Given request>
Return the lines from the line containing "Generate a Python" through the line containing "0), arrowprops=arrow, annotation_clip=False)" exactly. No other line should appear in the answer.

——————

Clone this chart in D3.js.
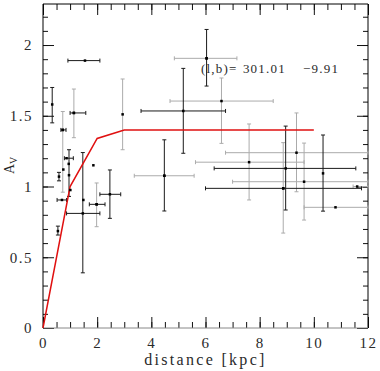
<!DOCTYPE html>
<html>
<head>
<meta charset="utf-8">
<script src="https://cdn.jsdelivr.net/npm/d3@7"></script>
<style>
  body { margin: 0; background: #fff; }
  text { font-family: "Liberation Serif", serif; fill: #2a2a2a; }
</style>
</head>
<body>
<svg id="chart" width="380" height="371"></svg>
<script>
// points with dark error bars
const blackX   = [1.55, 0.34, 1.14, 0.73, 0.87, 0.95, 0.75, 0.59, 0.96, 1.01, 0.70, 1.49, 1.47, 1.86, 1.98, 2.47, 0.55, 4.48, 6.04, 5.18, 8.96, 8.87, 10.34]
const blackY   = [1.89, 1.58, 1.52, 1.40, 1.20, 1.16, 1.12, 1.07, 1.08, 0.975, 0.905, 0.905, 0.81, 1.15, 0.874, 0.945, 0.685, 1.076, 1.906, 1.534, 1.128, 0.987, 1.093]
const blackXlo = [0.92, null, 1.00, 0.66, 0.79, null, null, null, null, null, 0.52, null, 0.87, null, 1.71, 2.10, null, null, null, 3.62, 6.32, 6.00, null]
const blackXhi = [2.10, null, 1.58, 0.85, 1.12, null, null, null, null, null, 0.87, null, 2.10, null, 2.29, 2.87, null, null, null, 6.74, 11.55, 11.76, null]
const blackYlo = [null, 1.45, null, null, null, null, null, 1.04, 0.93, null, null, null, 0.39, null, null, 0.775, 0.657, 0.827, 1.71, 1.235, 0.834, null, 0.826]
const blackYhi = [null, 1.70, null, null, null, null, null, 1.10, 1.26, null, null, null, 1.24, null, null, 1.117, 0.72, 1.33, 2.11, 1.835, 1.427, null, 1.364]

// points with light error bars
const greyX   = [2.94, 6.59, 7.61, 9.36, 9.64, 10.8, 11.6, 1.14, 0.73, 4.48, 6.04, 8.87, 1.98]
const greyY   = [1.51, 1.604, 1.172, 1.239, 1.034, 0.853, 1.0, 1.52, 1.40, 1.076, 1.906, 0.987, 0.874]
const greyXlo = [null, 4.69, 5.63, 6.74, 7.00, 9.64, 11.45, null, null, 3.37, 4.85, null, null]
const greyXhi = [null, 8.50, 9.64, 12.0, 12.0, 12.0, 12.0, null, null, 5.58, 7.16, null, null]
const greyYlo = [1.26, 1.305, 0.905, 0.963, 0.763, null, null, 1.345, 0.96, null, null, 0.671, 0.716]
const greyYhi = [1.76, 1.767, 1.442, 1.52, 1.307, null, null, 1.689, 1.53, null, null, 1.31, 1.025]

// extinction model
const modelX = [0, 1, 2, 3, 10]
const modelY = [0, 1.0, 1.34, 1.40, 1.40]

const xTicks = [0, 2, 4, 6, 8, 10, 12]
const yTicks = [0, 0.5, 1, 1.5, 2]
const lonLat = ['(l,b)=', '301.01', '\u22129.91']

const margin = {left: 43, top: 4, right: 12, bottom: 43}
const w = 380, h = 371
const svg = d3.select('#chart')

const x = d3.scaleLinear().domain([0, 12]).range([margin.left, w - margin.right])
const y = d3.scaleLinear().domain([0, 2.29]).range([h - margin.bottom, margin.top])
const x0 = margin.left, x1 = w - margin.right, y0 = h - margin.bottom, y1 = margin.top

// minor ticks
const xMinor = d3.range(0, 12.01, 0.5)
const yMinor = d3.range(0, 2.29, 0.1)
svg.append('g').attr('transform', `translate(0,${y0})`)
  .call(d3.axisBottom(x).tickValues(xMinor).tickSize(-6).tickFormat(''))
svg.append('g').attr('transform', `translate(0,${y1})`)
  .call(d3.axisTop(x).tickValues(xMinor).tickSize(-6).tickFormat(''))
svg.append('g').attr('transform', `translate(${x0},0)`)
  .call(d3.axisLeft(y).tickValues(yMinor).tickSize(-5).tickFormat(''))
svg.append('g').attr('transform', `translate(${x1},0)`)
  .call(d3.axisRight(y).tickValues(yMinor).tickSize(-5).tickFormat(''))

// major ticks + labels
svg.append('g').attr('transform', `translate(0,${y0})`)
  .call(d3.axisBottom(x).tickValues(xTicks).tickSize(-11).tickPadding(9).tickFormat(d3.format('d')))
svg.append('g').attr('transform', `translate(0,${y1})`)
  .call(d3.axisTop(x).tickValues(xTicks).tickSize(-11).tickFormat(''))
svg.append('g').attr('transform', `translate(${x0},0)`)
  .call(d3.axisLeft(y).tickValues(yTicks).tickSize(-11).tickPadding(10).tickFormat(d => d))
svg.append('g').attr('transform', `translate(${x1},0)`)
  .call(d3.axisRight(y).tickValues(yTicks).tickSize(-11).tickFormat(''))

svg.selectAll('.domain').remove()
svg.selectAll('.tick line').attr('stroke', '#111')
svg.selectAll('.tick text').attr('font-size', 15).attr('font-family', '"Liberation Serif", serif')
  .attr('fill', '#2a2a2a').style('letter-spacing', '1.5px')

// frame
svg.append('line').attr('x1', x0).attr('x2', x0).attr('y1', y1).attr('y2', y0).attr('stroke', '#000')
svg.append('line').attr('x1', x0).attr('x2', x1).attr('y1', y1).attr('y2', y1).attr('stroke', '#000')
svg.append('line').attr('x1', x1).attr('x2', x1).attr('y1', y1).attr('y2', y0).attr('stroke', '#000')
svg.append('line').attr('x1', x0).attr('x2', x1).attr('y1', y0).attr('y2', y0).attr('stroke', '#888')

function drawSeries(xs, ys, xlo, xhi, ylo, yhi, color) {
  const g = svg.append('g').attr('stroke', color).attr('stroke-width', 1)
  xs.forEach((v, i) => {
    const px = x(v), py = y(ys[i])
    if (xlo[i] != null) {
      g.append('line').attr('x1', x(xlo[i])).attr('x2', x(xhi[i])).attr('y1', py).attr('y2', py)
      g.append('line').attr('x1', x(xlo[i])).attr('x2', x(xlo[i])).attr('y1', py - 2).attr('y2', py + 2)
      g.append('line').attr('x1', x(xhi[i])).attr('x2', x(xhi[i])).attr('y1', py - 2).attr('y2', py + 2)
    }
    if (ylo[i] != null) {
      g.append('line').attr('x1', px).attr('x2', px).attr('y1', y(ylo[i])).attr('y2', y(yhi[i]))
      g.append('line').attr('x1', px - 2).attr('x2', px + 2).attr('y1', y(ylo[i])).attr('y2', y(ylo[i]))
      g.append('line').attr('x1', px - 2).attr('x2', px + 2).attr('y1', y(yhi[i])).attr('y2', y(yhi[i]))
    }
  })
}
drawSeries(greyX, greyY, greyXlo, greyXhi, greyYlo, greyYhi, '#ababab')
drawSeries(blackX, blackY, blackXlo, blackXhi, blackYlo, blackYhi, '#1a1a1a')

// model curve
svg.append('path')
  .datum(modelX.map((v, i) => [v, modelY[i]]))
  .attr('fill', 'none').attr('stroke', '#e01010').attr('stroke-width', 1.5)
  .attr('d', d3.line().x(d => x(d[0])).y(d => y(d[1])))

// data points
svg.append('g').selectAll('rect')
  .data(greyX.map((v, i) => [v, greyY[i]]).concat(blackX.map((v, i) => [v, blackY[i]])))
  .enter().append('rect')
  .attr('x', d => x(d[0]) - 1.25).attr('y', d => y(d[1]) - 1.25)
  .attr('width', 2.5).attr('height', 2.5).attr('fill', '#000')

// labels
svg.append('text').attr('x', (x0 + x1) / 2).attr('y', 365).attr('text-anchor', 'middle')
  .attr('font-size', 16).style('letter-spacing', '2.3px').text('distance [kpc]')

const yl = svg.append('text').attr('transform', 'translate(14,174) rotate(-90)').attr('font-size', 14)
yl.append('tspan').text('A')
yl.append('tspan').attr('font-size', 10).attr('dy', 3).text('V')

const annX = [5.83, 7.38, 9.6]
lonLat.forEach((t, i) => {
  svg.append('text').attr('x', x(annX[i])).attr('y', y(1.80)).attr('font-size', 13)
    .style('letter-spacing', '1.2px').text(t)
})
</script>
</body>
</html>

——————

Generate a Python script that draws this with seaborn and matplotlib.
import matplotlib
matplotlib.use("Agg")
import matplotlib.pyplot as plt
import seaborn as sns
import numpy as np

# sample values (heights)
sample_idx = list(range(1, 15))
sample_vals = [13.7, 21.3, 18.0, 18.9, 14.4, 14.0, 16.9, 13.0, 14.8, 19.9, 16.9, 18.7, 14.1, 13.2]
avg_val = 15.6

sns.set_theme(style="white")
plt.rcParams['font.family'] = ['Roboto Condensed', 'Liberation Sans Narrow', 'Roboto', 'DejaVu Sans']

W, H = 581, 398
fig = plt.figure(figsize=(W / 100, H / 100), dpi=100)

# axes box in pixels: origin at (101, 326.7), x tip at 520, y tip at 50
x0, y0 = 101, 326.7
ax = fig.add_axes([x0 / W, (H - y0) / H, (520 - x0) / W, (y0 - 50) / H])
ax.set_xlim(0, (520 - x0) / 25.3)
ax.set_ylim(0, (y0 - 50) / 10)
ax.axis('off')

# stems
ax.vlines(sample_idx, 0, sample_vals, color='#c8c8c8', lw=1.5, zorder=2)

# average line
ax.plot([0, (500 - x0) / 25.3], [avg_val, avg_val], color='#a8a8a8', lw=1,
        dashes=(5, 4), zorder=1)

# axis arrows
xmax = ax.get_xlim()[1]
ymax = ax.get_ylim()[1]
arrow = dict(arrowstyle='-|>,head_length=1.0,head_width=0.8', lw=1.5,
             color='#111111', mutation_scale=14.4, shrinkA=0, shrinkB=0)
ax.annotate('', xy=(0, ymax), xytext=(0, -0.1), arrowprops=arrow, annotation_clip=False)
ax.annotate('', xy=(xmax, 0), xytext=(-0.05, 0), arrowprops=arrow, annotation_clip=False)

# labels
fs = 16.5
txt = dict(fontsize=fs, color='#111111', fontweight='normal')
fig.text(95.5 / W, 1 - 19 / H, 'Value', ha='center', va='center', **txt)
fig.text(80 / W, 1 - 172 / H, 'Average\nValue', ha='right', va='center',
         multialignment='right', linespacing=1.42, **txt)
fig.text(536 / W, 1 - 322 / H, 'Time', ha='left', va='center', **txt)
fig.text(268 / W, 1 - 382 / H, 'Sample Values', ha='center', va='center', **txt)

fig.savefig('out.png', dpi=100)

——————

The result>
Generate a Python script that draws this with seaborn and matplotlib.
import matplotlib
matplotlib.use("Agg")
import matplotlib.pyplot as plt
import seaborn as sns
import numpy as np

# sample values (heights)
sample_idx = list(range(1, 15))
sample_vals = [13.7, 21.3, 18.0, 18.9, 14.4, 14.0, 16.9, 13.0, 14.8, 19.9, 16.9, 18.7, 14.1, 13.2]
avg_val = 15.6

sns.set_theme(style="white")
plt.rcParams['font.family'] = ['Roboto Condensed', 'Liberation Sans Narrow', 'Roboto', 'DejaVu Sans']

W, H = 581, 398
fig = plt.figure(figsize=(W / 100, H / 100), dpi=100)

# axes box in pixels: origin at (101, 326.7), x tip at 520, y tip at 50
x0, y0 = 101, 326.7
ax = fig.add_axes([x0 / W, (H - y0) / H, (520 - x0) / W, (y0 - 50) / H])
ax.set_xlim(0, (520 - x0) / 25.3)
ax.set_ylim(0, (y0 - 50) / 10)
ax.axis('off')

# stems
ax.vlines(sample_idx, 0, sample_vals, color='#c8c8c8', lw=1.5, zorder=2)

# average line
ax.plot([0, (500 - x0) / 25.3], [avg_val, avg_val], color='#a8a8a8', lw=1,
        dashes=(5, 4), zorder=1)

# axis arrows
xmax = ax.get_xlim()[1]
ymax = ax.get_ylim()[1]
arrow = dict(arrowstyle='-|>,head_length=1.0,head_width=0.8', lw=1.5,
             color='#111111', mutation_scale=14.4, shrinkA=0, shrinkB=0)
ax.annotate('', xy=(0, ymax), xytext=(0, -0.1), arrowprops=arrow, annotation_clip=False)
ax.annotate('', xy=(xmax, 0), xytext=(-0.05, 0), arrowprops=arrow, annotation_clip=False)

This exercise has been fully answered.